The important point is to compare the risk of redesign with the risk of continuing to patch the existing design. Sometimes the more controlled route is to redesign once properly rather than make several rushed substitutions.
Plan last-time buys carefully
When a component is going end-of-life, the manufacturer may offer a last-time buy. This can give the business time to continue production while a redesign or substitution is planned.
A last-time buy can be useful, but it should be handled carefully. Buying too little may not protect production for long enough. Buying too much can tie up cash in stock that may later become unusable if the product changes. Storage conditions, shelf life, warranty, traceability, and quality control also matter.
The decision should be based on forecast demand, redesign timing, production schedule, component risk, cash position, and storage requirements. It should also be connected to an engineering plan. A last-time buy should not become a way to avoid addressing the underlying obsolescence issue indefinitely.
Used well, it buys time.

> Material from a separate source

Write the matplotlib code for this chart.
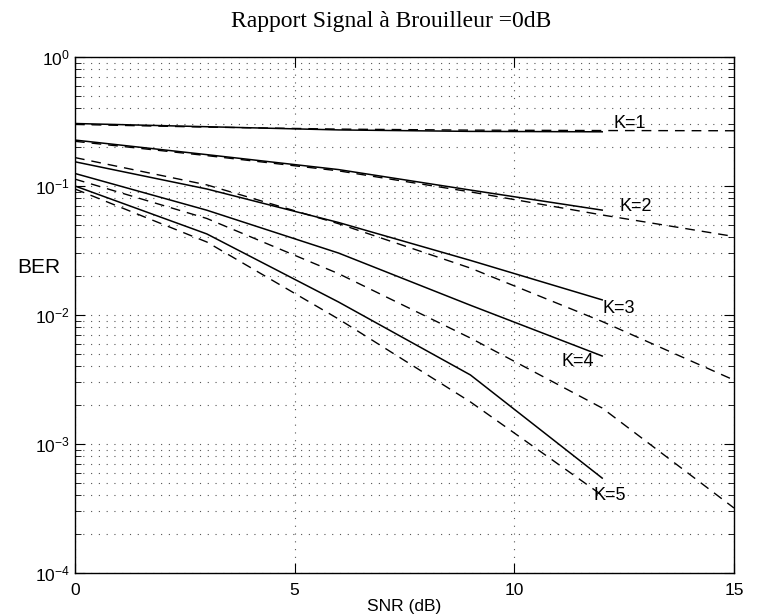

Used poorly, it delays the point at which the business has to make a controlled technical decision.
Monitor risk after production resumes
Once a substitute component or redesign has been approved, obsolescence management is not complete.
The updated product should be monitored during production and early field use. Yield, test failures, assembly issues, customer returns, supplier quality, firmware behaviour, thermal performance, and support queries should be reviewed to confirm that the change has not introduced new problems.
This is particularly important when the change was made under time pressure. Even well-reviewed substitutions can reveal practical issues once production quantities increase.
Lifecycle support should include periodic review of critical components so the same situation does not repeat without warning. A product that has already been affected by obsolescence is a strong candidate for more active monitoring.
Common obsolescence management mistakes
One common mistake is discovering obsolescence only when purchasing cannot place an order. At that point, the business has limited options and may be forced into rushed decisions.
Another mistake is approving substitute parts without engineering review. A component that appears equivalent may affect firmware, compliance, manufacturing, reliability, or product performance.
Teams can also underestimate the documentation impact. If the business cannot trace which batches used which components, later troubleshooting and compliance review become harder.
A further mistake is treating obsolescence as a one-off issue. Once a product has been in market for long enough, component availability should become part of lifecycle support, not an occasional emergency.
Better obsolescence management protects production continuity
Good obsolescence management starts before a part becomes unavailable. It identifies critical components, monitors lifecycle risk, documents design dependencies, and creates a controlled route for substitution or redesign.
For startups and SMEs, this does not mean building a large process. It means applying practical engineering control to the parts of the product that could stop production if they failed to remain available.
The right response may be a second-source approval, controlled substitution, last-time buy, PCB update, firmware change, compliance review, or targeted redesign. The choice depends on the product, the component, the market, and the level of risk.
Component obsolescence cannot always be avoided, but production disruption can often be reduced. The key is to treat availability as part of the product lifecycle, not only as a purchasing issue.